Copy each line in which the string "this" occurs.

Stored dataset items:

------

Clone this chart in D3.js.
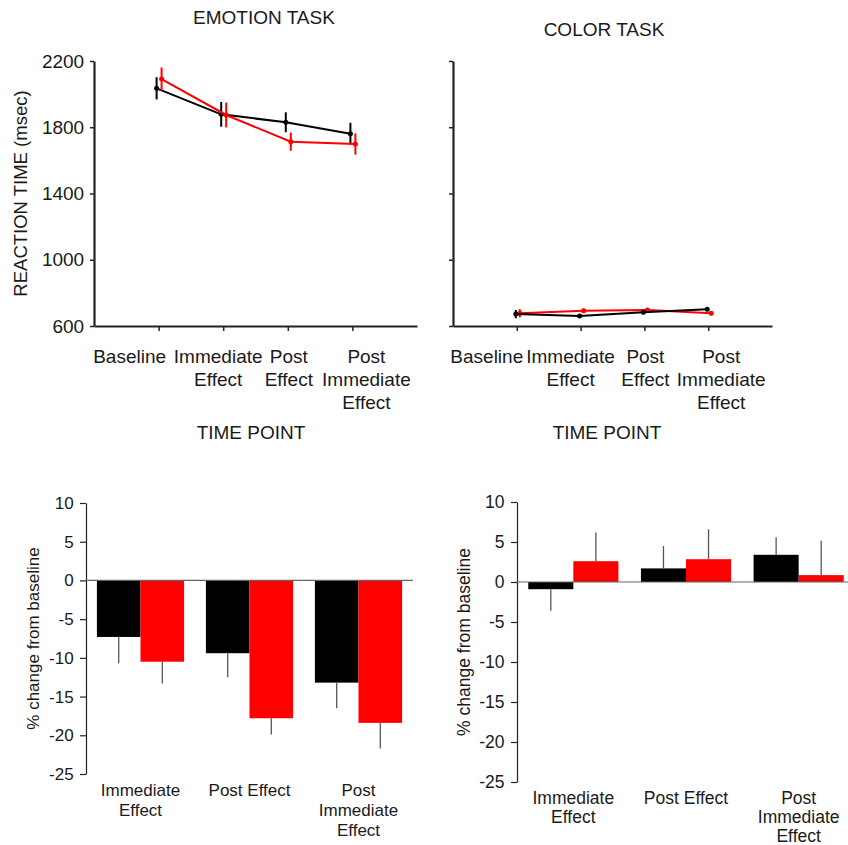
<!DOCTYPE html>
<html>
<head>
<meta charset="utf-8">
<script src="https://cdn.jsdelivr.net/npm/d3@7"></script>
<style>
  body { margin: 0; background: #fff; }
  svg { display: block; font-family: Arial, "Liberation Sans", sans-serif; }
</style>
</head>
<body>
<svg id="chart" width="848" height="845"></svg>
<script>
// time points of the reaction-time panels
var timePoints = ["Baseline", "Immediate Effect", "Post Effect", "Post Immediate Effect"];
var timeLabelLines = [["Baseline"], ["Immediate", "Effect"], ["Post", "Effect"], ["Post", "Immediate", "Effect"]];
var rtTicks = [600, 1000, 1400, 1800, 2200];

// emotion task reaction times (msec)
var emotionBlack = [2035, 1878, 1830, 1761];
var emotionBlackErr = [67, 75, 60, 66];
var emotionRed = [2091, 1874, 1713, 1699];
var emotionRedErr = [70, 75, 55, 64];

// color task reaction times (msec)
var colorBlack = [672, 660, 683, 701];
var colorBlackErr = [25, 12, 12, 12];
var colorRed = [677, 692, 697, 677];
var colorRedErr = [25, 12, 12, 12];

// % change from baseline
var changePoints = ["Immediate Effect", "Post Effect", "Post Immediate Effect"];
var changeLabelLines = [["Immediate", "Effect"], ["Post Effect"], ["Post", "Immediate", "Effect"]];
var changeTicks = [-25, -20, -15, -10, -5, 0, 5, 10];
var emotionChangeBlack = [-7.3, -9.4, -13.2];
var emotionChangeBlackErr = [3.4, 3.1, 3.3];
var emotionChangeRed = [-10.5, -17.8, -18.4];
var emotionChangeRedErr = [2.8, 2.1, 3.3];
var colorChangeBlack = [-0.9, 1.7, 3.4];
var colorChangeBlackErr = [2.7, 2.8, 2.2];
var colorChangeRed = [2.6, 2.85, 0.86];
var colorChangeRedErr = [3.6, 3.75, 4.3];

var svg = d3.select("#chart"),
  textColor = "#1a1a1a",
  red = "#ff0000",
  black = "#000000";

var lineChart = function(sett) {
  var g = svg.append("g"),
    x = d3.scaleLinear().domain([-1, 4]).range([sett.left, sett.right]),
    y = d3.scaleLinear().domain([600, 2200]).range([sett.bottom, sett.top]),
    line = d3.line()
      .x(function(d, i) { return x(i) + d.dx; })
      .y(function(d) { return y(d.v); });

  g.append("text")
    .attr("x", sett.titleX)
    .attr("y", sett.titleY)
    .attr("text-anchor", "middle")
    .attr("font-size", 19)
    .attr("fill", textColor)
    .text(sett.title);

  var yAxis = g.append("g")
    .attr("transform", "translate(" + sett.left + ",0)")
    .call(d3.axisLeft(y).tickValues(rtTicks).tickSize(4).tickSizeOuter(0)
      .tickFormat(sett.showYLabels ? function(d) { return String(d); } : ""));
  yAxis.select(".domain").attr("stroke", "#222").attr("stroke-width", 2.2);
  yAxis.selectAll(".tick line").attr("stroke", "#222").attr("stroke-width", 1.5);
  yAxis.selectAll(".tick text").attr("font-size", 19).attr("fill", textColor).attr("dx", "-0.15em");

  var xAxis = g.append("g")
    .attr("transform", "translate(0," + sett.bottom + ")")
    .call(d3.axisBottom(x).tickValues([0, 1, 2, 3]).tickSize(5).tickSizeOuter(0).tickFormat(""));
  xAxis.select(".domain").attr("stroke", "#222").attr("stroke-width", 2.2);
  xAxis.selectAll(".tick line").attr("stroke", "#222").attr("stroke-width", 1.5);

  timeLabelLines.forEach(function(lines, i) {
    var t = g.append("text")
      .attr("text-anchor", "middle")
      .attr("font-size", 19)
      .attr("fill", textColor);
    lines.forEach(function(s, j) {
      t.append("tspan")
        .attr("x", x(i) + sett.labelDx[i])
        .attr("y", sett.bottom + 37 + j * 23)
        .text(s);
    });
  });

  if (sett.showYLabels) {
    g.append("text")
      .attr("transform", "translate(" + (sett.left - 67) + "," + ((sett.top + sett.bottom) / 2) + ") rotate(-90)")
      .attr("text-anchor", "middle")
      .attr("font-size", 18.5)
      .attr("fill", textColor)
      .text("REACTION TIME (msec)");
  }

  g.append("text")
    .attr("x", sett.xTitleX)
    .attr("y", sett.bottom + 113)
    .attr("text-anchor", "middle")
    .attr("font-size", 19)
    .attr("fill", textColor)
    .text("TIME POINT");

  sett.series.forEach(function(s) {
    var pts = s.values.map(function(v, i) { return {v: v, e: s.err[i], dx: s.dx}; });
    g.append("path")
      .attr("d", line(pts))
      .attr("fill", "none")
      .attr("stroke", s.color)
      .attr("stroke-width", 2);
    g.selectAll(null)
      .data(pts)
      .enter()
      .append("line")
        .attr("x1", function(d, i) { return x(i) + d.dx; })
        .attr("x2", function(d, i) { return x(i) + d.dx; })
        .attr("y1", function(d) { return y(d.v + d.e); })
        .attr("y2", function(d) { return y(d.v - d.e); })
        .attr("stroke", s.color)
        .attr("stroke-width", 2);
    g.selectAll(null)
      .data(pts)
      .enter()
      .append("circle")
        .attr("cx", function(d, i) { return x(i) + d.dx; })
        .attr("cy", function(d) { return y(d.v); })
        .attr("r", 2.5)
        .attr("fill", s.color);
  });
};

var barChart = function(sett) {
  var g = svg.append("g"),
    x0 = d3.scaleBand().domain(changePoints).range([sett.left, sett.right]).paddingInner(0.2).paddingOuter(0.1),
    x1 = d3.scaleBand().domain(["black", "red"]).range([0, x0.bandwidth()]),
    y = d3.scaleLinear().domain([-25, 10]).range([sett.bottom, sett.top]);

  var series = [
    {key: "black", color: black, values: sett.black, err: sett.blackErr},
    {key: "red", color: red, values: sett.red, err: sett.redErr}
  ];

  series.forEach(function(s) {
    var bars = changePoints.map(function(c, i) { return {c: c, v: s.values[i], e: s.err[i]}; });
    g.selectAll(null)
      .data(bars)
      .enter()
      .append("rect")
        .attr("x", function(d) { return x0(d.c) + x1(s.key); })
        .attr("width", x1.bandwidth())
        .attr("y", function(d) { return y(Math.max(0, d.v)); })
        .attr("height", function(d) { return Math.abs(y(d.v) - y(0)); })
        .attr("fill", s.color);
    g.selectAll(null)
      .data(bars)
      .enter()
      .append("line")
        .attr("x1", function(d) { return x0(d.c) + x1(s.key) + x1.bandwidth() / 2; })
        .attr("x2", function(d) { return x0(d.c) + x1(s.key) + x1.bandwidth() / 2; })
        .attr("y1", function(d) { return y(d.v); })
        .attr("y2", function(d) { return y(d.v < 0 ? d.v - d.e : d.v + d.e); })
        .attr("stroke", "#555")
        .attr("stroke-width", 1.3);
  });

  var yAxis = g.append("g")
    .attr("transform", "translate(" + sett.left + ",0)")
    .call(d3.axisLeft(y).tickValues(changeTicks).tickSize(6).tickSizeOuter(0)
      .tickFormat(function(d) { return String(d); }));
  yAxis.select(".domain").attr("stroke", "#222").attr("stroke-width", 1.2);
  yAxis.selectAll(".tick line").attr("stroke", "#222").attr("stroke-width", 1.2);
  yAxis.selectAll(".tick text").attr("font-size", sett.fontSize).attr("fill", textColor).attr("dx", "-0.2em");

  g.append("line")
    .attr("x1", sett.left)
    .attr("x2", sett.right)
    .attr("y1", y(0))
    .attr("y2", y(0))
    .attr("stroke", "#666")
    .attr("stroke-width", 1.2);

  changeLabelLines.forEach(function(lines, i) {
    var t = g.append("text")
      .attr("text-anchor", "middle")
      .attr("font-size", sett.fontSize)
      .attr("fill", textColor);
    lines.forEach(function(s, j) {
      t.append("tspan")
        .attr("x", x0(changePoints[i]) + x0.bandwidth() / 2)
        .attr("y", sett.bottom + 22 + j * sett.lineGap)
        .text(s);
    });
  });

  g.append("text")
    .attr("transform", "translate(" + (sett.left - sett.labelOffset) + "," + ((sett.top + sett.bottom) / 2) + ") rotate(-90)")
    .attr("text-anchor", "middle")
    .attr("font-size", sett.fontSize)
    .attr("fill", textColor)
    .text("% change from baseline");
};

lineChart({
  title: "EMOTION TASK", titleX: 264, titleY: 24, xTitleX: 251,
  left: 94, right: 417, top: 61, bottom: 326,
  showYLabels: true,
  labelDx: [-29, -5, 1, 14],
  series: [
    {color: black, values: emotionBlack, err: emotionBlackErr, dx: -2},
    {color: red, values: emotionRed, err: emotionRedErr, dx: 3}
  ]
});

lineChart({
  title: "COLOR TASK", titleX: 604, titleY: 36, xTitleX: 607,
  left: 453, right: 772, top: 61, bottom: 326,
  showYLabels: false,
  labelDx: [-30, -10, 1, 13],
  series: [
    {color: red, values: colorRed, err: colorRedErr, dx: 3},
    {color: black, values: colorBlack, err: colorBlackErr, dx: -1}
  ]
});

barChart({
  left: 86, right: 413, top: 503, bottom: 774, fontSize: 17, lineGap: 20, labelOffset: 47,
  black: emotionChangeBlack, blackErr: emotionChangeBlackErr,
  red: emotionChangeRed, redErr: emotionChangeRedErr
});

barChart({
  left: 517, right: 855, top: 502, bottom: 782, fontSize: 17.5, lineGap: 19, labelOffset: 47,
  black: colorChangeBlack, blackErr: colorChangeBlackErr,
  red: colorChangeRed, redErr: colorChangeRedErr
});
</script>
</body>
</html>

------

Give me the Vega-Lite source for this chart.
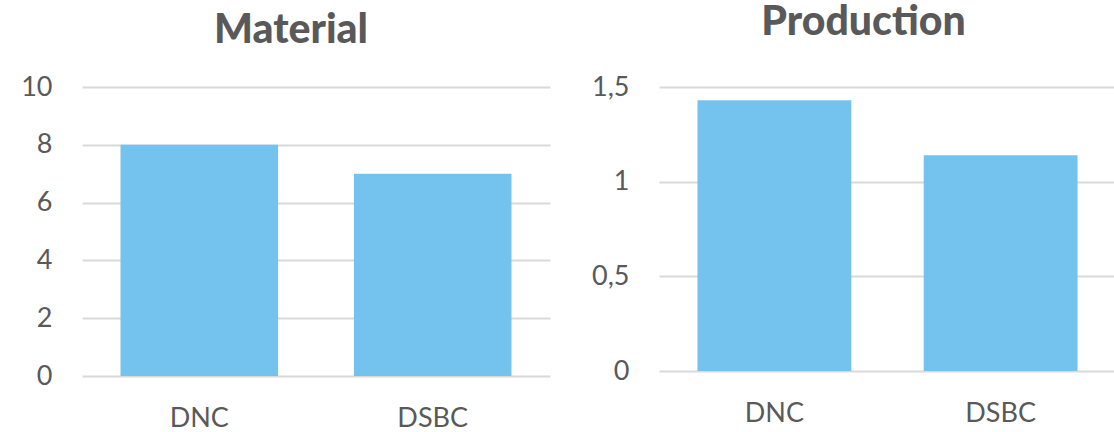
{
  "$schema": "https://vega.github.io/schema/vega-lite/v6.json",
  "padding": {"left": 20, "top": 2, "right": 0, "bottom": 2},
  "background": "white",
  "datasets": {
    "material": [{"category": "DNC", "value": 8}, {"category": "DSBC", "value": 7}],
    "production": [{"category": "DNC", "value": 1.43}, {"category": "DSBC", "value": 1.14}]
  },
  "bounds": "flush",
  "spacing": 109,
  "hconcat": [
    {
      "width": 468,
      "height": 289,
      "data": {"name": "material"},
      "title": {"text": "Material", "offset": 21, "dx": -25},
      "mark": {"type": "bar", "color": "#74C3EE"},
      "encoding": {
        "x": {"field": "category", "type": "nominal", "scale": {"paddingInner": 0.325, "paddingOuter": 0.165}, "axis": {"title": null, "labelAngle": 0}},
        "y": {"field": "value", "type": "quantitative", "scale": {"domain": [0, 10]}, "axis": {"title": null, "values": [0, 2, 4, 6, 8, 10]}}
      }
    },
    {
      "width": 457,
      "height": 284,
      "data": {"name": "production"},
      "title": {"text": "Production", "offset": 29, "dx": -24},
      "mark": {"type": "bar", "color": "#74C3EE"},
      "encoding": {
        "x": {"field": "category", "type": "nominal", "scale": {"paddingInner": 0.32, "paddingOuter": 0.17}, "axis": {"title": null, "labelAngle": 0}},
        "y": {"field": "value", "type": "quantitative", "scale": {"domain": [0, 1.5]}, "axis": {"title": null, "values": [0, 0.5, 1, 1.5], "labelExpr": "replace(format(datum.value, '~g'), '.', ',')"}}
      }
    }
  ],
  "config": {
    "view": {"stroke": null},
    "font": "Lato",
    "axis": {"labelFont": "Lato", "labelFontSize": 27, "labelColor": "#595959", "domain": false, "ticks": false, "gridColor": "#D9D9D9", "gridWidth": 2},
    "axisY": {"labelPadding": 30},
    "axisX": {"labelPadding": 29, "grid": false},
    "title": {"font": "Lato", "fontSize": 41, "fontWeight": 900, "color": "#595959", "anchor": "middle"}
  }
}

------

■ **RESULT OF THE TASK**
Clone this chart in D3.js.
Give me the Vega-Lite source for this chart.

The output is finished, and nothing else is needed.